Though Elliot has no precedential value in this jurisdiction, we are persuaded by its reasoning and its underlying policy arguments.  Expungement by some, but not all agencies, would undermine the “common goals of uniform management of documentation and effective deterrence of recidivism.”  Id.  Further, a limited reversal would not provide full and effective relief for the appealing party, for it would be “unable to cross-reference its criminal records with those of other agencies.”  Id. 

When weighing these policy considerations along with the unwarranted judicial intrusion into executive-branch functions, reversal of the entire decision seems justified.  The United States Supreme Court has recognized an appellate court’s power to reverse a judgment in toto if the contrary result would work an injustice.  See Washington Gas-Light Co. v. Lansden, 172 U.S. 534, 556, 19 S. Ct. 296, 304 (1899).  Here, were this court to reverse the district court’s order solely as it pertains to the city, it would “work an injustice” because it would be upholding the expungement of some non-court records held by the executive branch.  T.M.B. held that this “intrusion upon the constitutional functions of the executive branch . . . is impermissible under the separation of powers doctrine.”  T.M.B., 590 N.W.2d at 812-13.  As such, the district court’s order expunging all non-judicial records held by executive agencies must be reversed in its entirety.
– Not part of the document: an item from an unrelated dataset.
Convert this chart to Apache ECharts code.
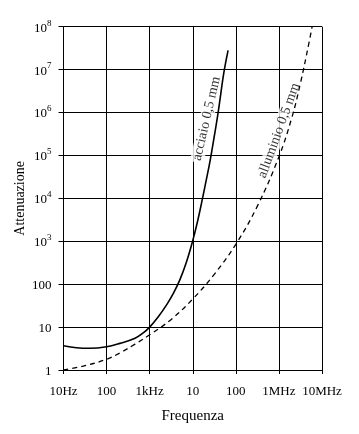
<!DOCTYPE html>
<html>
<head>
<meta charset="utf-8">
<script src="https://cdn.jsdelivr.net/npm/echarts@6/dist/echarts.min.js"></script>
<style>
html,body{margin:0;padding:0;background:#fff;}
#chart{width:359px;height:434px;}
</style>
</head>
<body>
<div id="chart"></div>
<script>
// Tick labels
const freqTickLabels = ['10Hz', '100', '1kHz', '10', '100', '1MHz', '10MHz'];
const attTickLabels = ['1', '10', '100', '10^3', '10^4', '10^5', '10^6', '10^7', '10^8'];

// Steel 0.5 mm (solid)
const steelFreq = [10, 20, 40, 100, 204, 457, 708, 1000, 1585, 2512, 3548, 5012, 7080, 10000, 12590, 15850, 19950, 25120, 31620, 38020, 44670, 52480, 66070];
const steelAtt  = [3.67, 3.31, 3.2, 3.47, 4.17, 5.5, 7.3, 10, 17.4, 33.9, 61, 126, 320, 1035, 2600, 7400, 22900, 72400, 2.8e5, 8.7e5, 2.7e6, 8.3e6, 2.8e7];

// Aluminium 0.5 mm (dashed)
const aluFreq = [10, 31.6, 100, 204, 457, 1000, 3162, 10000, 31620, 1e5, 316200, 1e6, 2e6, 3.16e6, 5.01e6, 5.89e6];
const aluAtt  = [1.0, 1.26, 1.78, 2.5, 4.0, 6.6, 15.1, 45, 170, 850, 6600, 93300, 7.7e5, 4.84e6, 4.3e7, 1e8];

// Curve labels (text, anchor frequency, anchor attenuation, rotation)
const curveLabels = [
  ['acciaio 0,5 mm', 21000, 7.2e5, 77],
  ['alluminio 0,5 mm', 1.0e6, 3.8e5, 70]
];

const FONT = 'Liberation Serif';
const zip = (a, b) => a.map((v, i) => [v, b[i]]);

const chart = echarts.init(document.getElementById('chart'), null, {renderer: 'canvas'});

const labelSeries = curveLabels.map(l => ({
  type: 'scatter',
  symbolSize: 0,
  silent: true,
  z: 1,
  data: [[l[1], l[2]]],
  label: {
    show: true,
    position: 'inside',
    formatter: l[0],
    rotate: l[3],
    color: '#000',
    fontFamily: FONT,
    fontSize: 14,
    backgroundColor: '#fff',
    padding: [0, 2, 0, 2]
  }
}));

chart.setOption({
  backgroundColor: '#fff',
  animation: false,
  grid: {left: 63.5, right: 37, top: 26.7, bottom: 64},
  xAxis: {
    type: 'log',
    logBase: 10,
    min: 10,
    max: 1e7,
    name: 'Frequenza',
    nameLocation: 'middle',
    nameGap: 39,
    nameMoveOverlap: false,
    nameTextStyle: {fontFamily: FONT, fontSize: 15, color: '#000'},
    axisLine: {lineStyle: {color: '#000', width: 1}},
    axisTick: {show: true, length: 4, lineStyle: {color: '#000'}},
    minorTick: {show: false},
    splitLine: {show: true, lineStyle: {color: '#000', width: 1}},
    axisLabel: {
      margin: 15,
      color: '#000',
      fontFamily: FONT,
      fontSize: 13,
      formatter: v => freqTickLabels[Math.round(Math.log10(v)) - 1] || ''
    }
  },
  yAxis: {
    type: 'log',
    logBase: 10,
    min: 1,
    max: 1e8,
    name: 'Attenuazione',
    nameLocation: 'middle',
    nameGap: 36,
    nameMoveOverlap: false,
    nameRotate: 90,
    nameTextStyle: {fontFamily: FONT, fontSize: 14, color: '#000'},
    axisLine: {lineStyle: {color: '#000', width: 1}},
    axisTick: {show: true, length: 5, lineStyle: {color: '#000'}},
    splitLine: {show: true, lineStyle: {color: '#000', width: 1}},
    axisLabel: {
      margin: 12,
      color: '#000',
      fontFamily: FONT,
      fontSize: 13,
      formatter: v => {
        const t = attTickLabels[Math.round(Math.log10(v))] || '';
        if (t.indexOf('^') >= 0) {
          const p = t.split('^');
          return '{b|' + p[0] + '}{s|' + p[1] + '}';
        }
        return '{b|' + t + '}';
      },
      rich: {
        b: {fontFamily: FONT, fontSize: 13, color: '#000', lineHeight: 16, verticalAlign: 'bottom'},
        s: {fontFamily: FONT, fontSize: 9, color: '#000', lineHeight: 16, verticalAlign: 'top', padding: [0, 0, 6, 0]}
      }
    }
  },
  series: labelSeries.concat([
    {
      type: 'line',
      name: 'acciaio 0,5 mm',
      data: zip(steelFreq, steelAtt),
      showSymbol: false,
      smooth: 0.4,
      z: 3,
      lineStyle: {color: '#000', width: 1.6, type: 'solid'}
    },
    {
      type: 'line',
      name: 'alluminio 0,5 mm',
      data: zip(aluFreq, aluAtt),
      showSymbol: false,
      smooth: 0.4,
      z: 3,
      lineStyle: {color: '#000', width: 1.3, type: [5, 4]}
    }
  ])
});
</script>
</body>
</html>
            Because the district court has inherent authority over all court records and agents of the court, its order to expunge all court records pertaining to Schultz’s conviction will not be disturbed.  But because the court’s inherent authority to order expungement is limited in cases not involving a petitioner’s constitutional rights, we reverse the portion of the district court’s order instructing the sealing of non-judicial records maintained by the executive branch.  This reversal extends to both appealing and non-appealing executive agencies.

            Affirmed in part and reversed in part.


*  Retired judge of the Minnesota Court of Appeals, serving by appointment pursuant to Minn. Const. art. VI, § 10. 

[1]  There is some debate as to appellant’s proper name in these proceedings.  Shultz argues that appellant should be referred to as the Crystal Police Department because other city executive agencies are unaffected by the court’s order.  See Minn. Stat. §§ 388.051, subd. 1(c), 487.25, subd. 10 (2002) (felonies prosecuted not by the city attorney’s office, but by the county attorney).  Though true, a police department is a component of city government.  State v. C.A., 304 N.W.2d 353, 361 (Minn. 1981).  As such, it is entirely appropriate for this court to refer to appellant as City of Crystal.


[2]  We note also that the district court that granted Schultz’s petition for expungement was the same court that accepted his guilty plea in 1997. 

[3] Schultz argues that this court should consider that Ambaye, the most recent supreme court case addressing a court’s authority to expunge, makes no reference to Quinn, and relies instead on earlier cases, such as C.A.  Though true, the expungement order in dispute in Ambaye extended only to his indictment and prosecution – in other words, “court records.”  Ambaye, 616 N.W.2d at 257.  Ambaye did not address non-judicial records possessed by another branch of government.